Written request ▸ Print word for word the first line of the listing below and every line after it, through the line with "import plotly.graph_objects as go". Leave out the pictures and the rest.
--- START ---
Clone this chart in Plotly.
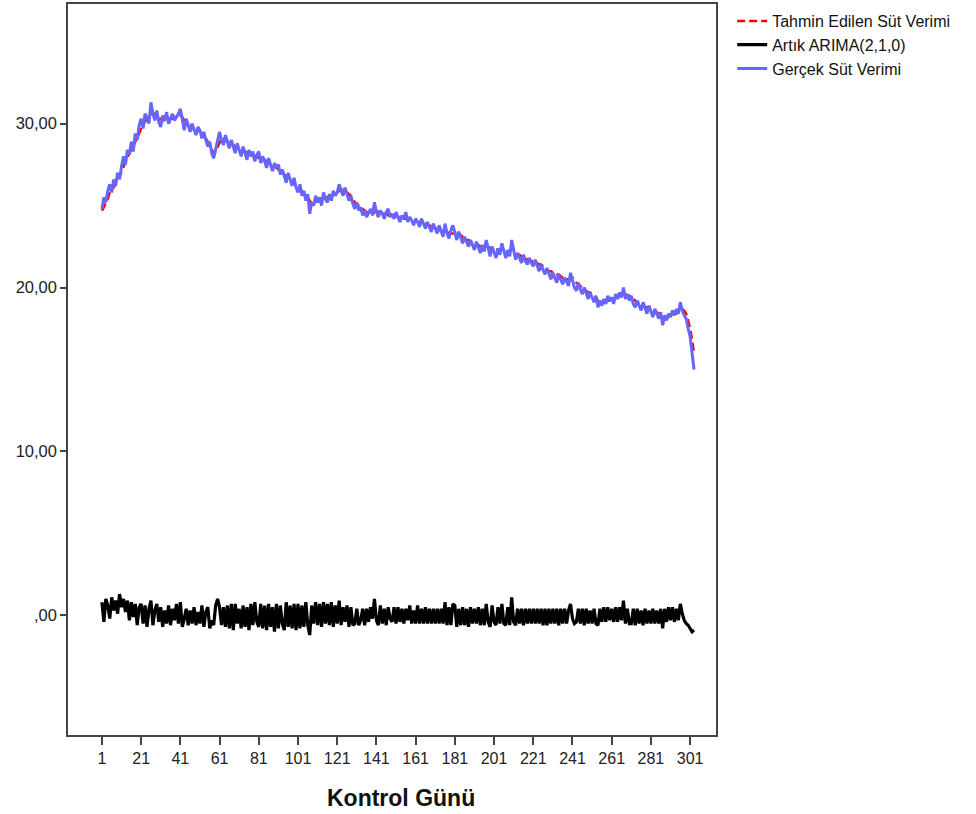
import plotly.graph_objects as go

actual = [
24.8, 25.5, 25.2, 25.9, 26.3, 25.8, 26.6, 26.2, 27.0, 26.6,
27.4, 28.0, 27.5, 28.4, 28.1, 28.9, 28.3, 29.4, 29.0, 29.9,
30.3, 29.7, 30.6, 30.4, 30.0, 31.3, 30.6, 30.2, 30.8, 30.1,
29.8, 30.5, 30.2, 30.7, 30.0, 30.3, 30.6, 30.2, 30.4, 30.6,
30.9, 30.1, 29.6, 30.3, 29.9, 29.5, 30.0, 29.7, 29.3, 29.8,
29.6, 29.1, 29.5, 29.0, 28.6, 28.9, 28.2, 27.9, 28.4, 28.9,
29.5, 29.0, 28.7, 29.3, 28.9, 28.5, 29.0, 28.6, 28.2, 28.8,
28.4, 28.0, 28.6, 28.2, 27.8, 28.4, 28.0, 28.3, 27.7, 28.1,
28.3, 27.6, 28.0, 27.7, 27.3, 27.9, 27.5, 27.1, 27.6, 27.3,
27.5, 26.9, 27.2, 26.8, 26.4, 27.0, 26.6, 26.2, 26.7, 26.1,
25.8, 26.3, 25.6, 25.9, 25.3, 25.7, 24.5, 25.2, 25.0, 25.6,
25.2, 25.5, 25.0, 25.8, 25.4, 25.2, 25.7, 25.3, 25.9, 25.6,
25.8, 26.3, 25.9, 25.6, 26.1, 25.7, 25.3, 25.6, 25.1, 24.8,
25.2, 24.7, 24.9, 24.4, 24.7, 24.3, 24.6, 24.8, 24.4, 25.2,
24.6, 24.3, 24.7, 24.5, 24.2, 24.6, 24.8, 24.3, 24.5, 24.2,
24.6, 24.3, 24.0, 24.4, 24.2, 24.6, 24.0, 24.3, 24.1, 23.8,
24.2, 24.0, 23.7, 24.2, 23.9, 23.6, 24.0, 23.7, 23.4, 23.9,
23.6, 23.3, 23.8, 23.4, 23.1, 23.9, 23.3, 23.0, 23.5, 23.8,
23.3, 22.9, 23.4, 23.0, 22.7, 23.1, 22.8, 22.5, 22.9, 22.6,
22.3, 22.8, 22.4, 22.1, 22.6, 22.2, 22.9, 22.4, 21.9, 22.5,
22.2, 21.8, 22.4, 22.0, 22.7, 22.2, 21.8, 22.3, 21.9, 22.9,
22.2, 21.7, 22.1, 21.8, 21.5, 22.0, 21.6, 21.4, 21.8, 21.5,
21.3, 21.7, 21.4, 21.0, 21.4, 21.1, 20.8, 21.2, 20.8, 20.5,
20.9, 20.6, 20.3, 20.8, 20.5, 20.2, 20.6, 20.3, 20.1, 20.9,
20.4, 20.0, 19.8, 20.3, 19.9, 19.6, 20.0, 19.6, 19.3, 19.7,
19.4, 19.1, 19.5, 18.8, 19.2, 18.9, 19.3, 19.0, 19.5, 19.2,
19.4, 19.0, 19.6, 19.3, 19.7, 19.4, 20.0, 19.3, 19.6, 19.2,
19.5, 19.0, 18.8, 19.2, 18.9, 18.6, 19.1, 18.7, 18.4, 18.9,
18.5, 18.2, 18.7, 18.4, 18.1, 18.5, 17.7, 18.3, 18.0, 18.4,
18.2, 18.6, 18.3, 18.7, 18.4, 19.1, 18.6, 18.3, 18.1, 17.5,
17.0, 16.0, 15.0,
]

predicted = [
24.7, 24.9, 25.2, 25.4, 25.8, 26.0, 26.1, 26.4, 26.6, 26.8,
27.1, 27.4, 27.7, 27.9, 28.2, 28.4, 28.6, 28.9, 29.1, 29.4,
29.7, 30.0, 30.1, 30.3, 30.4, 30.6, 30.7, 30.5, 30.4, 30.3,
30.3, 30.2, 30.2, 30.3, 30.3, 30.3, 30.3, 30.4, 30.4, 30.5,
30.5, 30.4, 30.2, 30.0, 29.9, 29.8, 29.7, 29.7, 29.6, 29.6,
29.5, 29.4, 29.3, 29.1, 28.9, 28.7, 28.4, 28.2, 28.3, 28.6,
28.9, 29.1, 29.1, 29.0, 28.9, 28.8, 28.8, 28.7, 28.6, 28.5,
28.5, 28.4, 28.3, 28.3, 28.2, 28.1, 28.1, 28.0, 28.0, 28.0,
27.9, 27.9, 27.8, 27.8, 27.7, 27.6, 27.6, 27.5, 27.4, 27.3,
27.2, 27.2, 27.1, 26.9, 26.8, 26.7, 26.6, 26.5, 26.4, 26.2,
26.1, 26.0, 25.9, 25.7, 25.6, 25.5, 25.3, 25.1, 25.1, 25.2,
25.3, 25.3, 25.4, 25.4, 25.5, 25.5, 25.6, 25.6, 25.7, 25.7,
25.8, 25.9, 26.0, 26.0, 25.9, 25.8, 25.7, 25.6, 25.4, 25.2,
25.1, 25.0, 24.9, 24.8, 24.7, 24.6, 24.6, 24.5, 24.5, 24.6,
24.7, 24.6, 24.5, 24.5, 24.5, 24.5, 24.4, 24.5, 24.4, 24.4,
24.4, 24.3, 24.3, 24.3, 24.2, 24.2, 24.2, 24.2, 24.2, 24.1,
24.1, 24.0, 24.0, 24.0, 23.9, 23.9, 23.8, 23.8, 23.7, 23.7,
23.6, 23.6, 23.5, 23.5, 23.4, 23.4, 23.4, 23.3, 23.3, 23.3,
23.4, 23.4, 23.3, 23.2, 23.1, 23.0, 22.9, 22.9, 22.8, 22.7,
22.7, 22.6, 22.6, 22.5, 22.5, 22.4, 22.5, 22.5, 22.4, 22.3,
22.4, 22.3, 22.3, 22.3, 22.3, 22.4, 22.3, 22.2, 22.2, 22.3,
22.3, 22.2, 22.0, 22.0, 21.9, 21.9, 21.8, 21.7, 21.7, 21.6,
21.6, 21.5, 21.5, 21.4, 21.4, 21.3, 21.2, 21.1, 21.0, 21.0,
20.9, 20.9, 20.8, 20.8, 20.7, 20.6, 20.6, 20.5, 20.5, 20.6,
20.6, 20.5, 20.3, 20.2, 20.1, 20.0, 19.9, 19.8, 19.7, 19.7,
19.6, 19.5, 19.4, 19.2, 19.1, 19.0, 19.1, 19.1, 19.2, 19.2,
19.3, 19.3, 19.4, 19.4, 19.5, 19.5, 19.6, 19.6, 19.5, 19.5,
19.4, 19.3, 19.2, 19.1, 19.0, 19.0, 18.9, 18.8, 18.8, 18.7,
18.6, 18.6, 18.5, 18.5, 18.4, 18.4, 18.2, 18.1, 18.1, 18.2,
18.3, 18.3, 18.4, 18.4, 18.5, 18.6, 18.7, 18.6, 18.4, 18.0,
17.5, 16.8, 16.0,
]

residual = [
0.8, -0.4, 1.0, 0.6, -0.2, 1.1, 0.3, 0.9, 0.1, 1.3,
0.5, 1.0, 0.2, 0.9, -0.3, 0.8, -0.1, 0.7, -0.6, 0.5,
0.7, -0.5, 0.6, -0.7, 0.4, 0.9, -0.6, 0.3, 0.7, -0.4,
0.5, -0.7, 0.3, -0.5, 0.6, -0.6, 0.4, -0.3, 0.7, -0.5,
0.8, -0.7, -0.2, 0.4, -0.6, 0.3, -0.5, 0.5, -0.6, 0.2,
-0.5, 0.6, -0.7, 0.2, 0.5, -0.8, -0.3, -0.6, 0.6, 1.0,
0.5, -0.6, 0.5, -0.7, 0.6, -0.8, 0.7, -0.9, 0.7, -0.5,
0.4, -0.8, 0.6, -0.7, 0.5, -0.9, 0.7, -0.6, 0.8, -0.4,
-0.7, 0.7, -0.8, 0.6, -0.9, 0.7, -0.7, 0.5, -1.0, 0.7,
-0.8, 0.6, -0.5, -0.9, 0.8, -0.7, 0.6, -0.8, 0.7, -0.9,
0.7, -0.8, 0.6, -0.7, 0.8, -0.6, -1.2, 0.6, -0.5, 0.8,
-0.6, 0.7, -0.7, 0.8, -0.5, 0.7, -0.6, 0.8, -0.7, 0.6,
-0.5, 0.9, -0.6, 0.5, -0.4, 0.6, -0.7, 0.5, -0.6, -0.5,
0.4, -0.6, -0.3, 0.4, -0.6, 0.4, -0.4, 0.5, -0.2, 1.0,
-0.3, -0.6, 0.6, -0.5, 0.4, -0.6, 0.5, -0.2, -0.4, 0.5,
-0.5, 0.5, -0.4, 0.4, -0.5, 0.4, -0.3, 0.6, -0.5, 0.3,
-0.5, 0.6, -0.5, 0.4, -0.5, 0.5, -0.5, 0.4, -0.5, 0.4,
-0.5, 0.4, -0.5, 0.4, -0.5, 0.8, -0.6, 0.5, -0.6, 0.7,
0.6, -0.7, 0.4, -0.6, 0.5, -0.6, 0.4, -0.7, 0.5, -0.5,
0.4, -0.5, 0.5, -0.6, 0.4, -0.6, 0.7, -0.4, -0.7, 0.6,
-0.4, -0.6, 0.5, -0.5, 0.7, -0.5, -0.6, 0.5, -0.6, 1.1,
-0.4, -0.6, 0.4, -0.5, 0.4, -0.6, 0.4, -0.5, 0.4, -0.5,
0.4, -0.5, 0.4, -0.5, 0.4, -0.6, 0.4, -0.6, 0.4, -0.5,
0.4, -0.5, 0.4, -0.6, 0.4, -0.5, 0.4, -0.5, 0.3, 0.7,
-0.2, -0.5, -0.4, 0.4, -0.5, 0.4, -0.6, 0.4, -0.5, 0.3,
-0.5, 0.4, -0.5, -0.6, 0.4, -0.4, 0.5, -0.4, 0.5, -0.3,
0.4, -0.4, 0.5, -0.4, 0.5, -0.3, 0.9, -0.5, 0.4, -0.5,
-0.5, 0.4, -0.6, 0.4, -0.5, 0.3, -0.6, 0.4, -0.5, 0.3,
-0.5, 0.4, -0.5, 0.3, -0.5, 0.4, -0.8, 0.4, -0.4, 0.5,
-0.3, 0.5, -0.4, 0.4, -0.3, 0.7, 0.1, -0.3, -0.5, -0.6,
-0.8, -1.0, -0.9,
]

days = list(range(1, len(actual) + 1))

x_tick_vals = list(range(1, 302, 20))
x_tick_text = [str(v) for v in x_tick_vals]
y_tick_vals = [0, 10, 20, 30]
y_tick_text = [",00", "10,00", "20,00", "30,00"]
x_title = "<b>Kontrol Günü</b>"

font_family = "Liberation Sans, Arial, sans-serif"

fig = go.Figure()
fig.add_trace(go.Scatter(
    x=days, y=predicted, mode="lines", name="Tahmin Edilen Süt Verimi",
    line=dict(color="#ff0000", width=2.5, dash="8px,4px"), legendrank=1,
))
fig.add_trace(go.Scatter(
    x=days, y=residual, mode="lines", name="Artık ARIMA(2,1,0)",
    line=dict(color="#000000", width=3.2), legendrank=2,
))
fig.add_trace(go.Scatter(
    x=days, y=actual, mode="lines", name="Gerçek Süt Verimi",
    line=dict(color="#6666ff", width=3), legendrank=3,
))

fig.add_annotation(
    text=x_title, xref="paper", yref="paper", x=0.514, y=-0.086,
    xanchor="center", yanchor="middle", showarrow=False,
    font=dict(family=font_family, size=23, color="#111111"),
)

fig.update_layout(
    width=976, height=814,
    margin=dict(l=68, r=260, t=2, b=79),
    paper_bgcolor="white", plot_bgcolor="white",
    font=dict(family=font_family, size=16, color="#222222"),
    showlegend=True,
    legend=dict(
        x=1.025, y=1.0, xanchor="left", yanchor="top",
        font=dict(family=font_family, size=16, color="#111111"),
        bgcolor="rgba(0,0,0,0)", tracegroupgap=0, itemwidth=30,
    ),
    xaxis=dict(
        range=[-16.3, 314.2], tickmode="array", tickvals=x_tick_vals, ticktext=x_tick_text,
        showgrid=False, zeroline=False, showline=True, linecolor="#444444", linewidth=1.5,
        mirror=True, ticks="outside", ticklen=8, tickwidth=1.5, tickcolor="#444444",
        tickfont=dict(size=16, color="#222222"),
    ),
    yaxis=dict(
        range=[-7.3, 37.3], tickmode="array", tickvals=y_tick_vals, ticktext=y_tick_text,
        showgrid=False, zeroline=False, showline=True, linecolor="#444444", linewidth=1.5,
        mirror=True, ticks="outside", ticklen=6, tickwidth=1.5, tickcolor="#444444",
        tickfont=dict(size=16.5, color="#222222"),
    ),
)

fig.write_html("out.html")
--- END ---
Written response ▸
Clone this chart in Plotly.
import plotly.graph_objects as go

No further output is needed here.